At the PSMG session, it was evident that this was one of the biggest challenges for a number of delegates: how to ensure that their firm’s business-development activities were properly planned, moved smoothly into action and then given a degree of review. Around 40 per cent of the delegates felt that the biggest issue was that there was the lack of planning, 40 per cent felt that the biggest block was moving into action, and 20 per cent felt review to be a problem. Interestingly only three people out of an audience of 50 people felt that there were effective review systems in their organisation for tracking what has happened on business development activities.
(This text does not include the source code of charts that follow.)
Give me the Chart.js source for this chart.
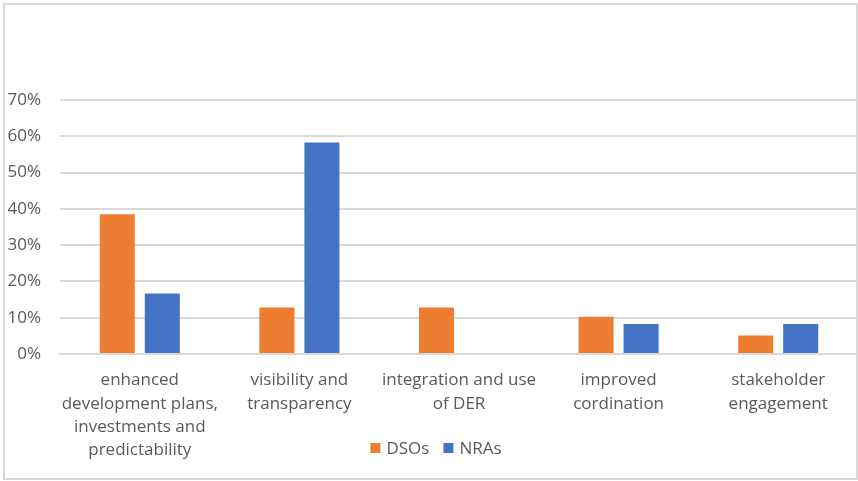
<!DOCTYPE html>
<html>
<head>
<meta charset="utf-8">
<script src="https://cdn.jsdelivr.net/npm/chart.js@4"></script>
<style>
  html, body { margin: 0; padding: 0; background: #fff; }
  #wrap { position: relative; width: 858px; height: 481px; overflow: hidden; }
  #frame {
    position: absolute; left: 3px; top: 3px; width: 851px; height: 473px;
    border: 2px solid #d9d9d9; pointer-events: none;
  }
</style>
</head>
<body>
<div id="wrap">
  <canvas id="chart" width="858" height="481"></canvas>
  <div id="frame"></div>
</div>
<script>
// categories (each one split into its display lines)
const categories = [
    ['enhanced', 'development plans,', 'investments and', 'predictability'],
    ['visibility and', 'transparency'],
    ['integration and use', 'of DER'],
    ['improved', 'cordination'],
    ['stakeholder', 'engagement']
];

// share of answers, in percent
const dsoValues = [38.5, 12.8, 12.8, 10.3, 5.1];
const nraValues = [16.7, 58.3, 0, 8.3, 8.3];

const yTicks = [0, 10, 20, 30, 40, 50, 60, 70];

const textColor = '#595959';
const gridColor = '#d9d9d9';
const fontFamily = '"Open Sans", "Liberation Sans", sans-serif';

// legend drawn by hand so it can sit beside the wrapped category labels
const bottomLegend = {
    id: 'bottomLegend',
    afterDraw(chart) {
        const c = chart.ctx;
        const sets = chart.data.datasets;
        c.save();
        c.font = '17px ' + fontFamily;
        c.textBaseline = 'middle';
        const box = 10, gap = 6, spacing = 14;
        let total = 0;
        sets.forEach((ds, i) => {
            total += box + gap + c.measureText(ds.label).width;
            if (i < sets.length - 1) total += spacing;
        });
        let x = 436 - total / 2;
        const y = 448;
        sets.forEach(ds => {
            c.fillStyle = ds.backgroundColor;
            c.fillRect(x, y - box / 2, box, box);
            x += box + gap;
            c.fillStyle = textColor;
            c.fillText(ds.label, x, y + 1);
            x += c.measureText(ds.label).width + spacing;
        });
        c.restore();
    }
};

const ctx = document.getElementById('chart').getContext('2d');

new Chart(ctx, {
    type: 'bar',
    data: {
        labels: categories,
        datasets: [
            {
                label: 'DSOs',
                data: dsoValues,
                backgroundColor: '#ED7D31',
                barPercentage: 0.778,
                categoryPercentage: 0.564
            },
            {
                label: 'NRAs',
                data: nraValues,
                backgroundColor: '#4472C4',
                barPercentage: 0.778,
                categoryPercentage: 0.564
            }
        ]
    },
    options: {
        responsive: false,
        animation: false,
        layout: {
            padding: { top: 100, left: 5, right: 0, bottom: 0 }
        },
        plugins: {
            tooltip: { enabled: false },
            legend: { display: false }
        },
        scales: {
            x: {
                grid: { display: false },
                border: { display: true, color: gridColor, width: 2 },
                afterFit: function(scale) { scale.height = 127; },
                ticks: {
                    autoSkip: false,
                    maxRotation: 0,
                    padding: 7,
                    color: textColor,
                    font: { family: fontFamily, size: 17, lineHeight: 1.37 }
                }
            },
            y: {
                min: 0,
                max: 70,
                afterFit: function(scale) { scale.width = 55; },
                afterBuildTicks: function(scale) {
                    scale.ticks = yTicks.map(v => ({ value: v }));
                },
                grid: { color: gridColor, lineWidth: 2, drawTicks: false },
                border: { display: false },
                ticks: {
                    padding: 19,
                    color: textColor,
                    font: { family: fontFamily, size: 17 },
                    callback: function(v) { return v + '%'; }
                }
            }
        }
    },
    plugins: [bottomLegend]
});
</script>
</body>
</html>
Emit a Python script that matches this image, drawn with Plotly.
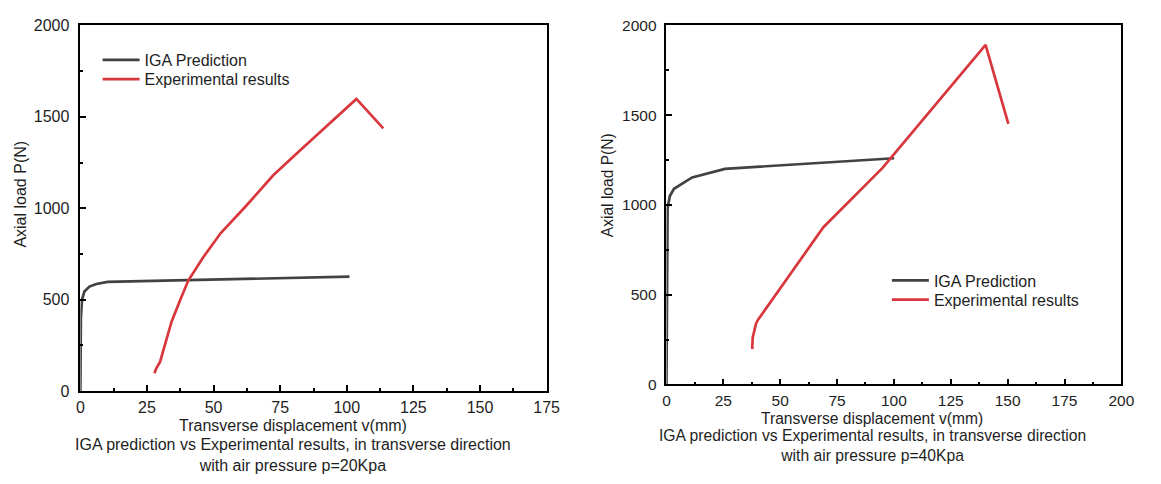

So, how to get started. Again, it may sound very obvious, but there needs to be a degree of clarity about whom you’re targeting and why. The ‘who’ is an interesting one – many firms appear to make this judgement based on gut reaction and intuition rather than any sort of systematic evaluation. While ‘soft’ factors (for example, do I want to work with this person or organisation? Do they share my values? Do I like them?), are important, I believe that these can be built into a more systematic evaluation of an opportunity for a potential target. This ensures that some rigour and discipline is put into the target-identification process. No matter how effective your business development team and partners are, it is a truism that you will win more business if you attempt to sell to the right people. The business-development function in any professional services firm should be responsible for both the design and the implementation of such an assessment form – as an example some of the factors that could be considered are shown below.

Factors to consider for the business development of existing relationships:

  • How much do they spend on our type of services?
  • What feedback do we get about the current providers?
  • Do we want to do business with them?
  • What is the PR value to us of having them as a client?
  • Can we clearly offer them a unique proposition?
  • Size (by turnover)
  • Size (by market cap)

Today, with such intense competition, firms need to have something a little different to win work. Often that differentiator is relationship driven, a factor that is critical to developing business. However, in my experience target companies are always amenable to a slightly different idea. The challenge for the marketeers and the business- development professionals is to articulate what differentiates their product or service.

Of course, products by themselves are not enough – the world moved away from product-based selling a while ago; arguably it has never been that way in professional services. The principle of solving problems for your client, that is, being very clear about what your client’s issues are before blindly trying to sell what may be an inappropriate product is clearly the most effective way to develop business. No matter how good the product there must be a compelling business reason behind it, which could be in a variety of arenas, whether it be cost-saving, impact on staff, risk issues or a host of other factors.

So getting started for me is about two areas. Be clear about why you have chosen a particular organisation to target (the external factors) and be clear about what makes you different, not in your eyes, but in the eyes of the organisation you are trying to get close to. If it sounds straightforward, that’s because it is. Despite the mystique around selling and business development; much of it is common sense – the key is in applying and executing those ideas.